Nine patients (median age 84 (IQR 13), 55.6% male, 55.6% reduced ejection fraction, mean baseline eGFR 32.9±13.7 ml/min/1.732, mean baseline loop diuretic dose 140±60 mg, mean serum albumin 32.9±3.6g/L) completed the treatment (Table 1). Patients continued their oral diuretics; however, doses were occasionally held based on their blood pressure.
All participants avoided hospitalisation during the five-day course of SCF. However, one patient required hospitalisation following his final hospital review due to an increase in body weight (patient 5 in graph 1.) This patient died of sepsis of unknown origin during this admission, 25 days after their final dose of SCF. Two patients were hospitalised with recurrent fluid overload 14 and 4 days respectively, after their final dose of SCF.
Mean final potassium was lower than mean baseline potassium (3.93±0.49 vs 4.3±0.45 mmol/L, p=0.021). Five patients received oral potassium supplements. There was insufficient evidence to suggest that final mean creatinine was different to baseline mean creatinine (170.44(±63.3) vs 171.44(±59.4) µmol/L, p=0.734.)

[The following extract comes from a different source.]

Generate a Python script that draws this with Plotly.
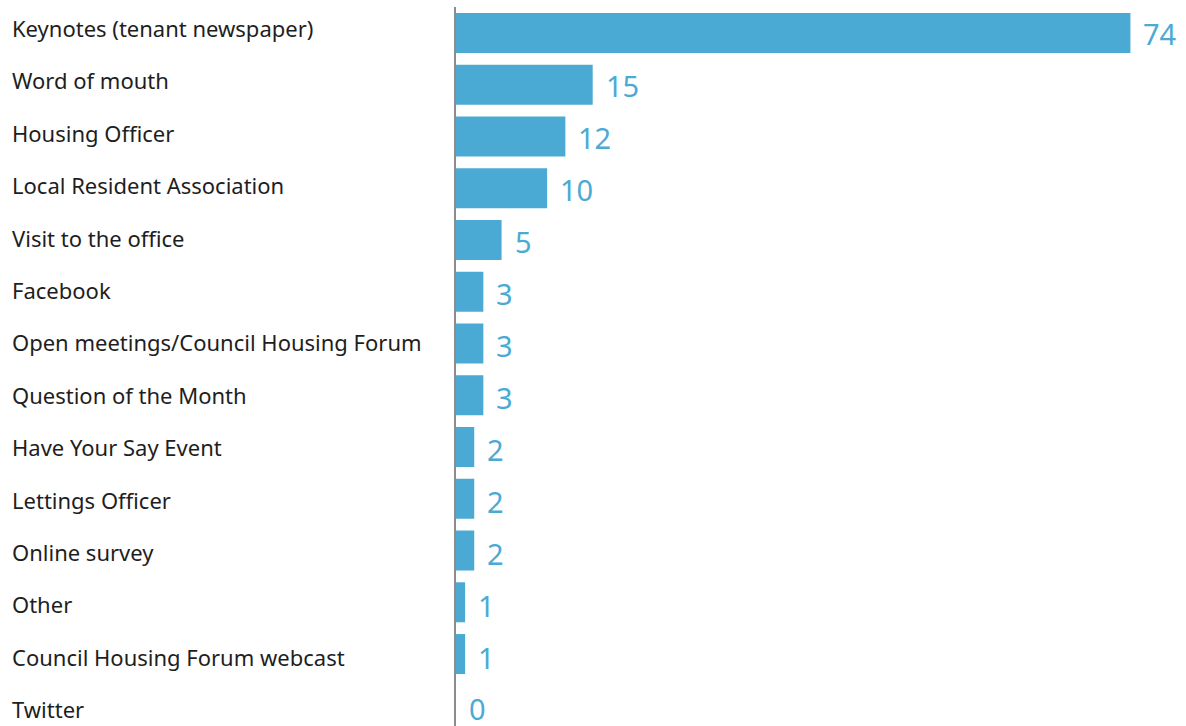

One patient experienced postural hypotension leading to omission of a dose of SCF. One patient with known arrhythmias was found on monitoring to have asymptomatic ventricular tachyarrhythmia at 184bpm lasting for 30 seconds, requiring ATP to terminate the episode (serum potassium 4.3mmol/L) and later required valvular intervention.
Conclusions
These findings demonstrate that, with primary and secondary care collaboration and monitoring, SCF can be delivered at-home safely in HF-CKD patients with fluid overload to avoid hospital admission and that this model of care is worth pursuing in a larger hypothesis testing trial.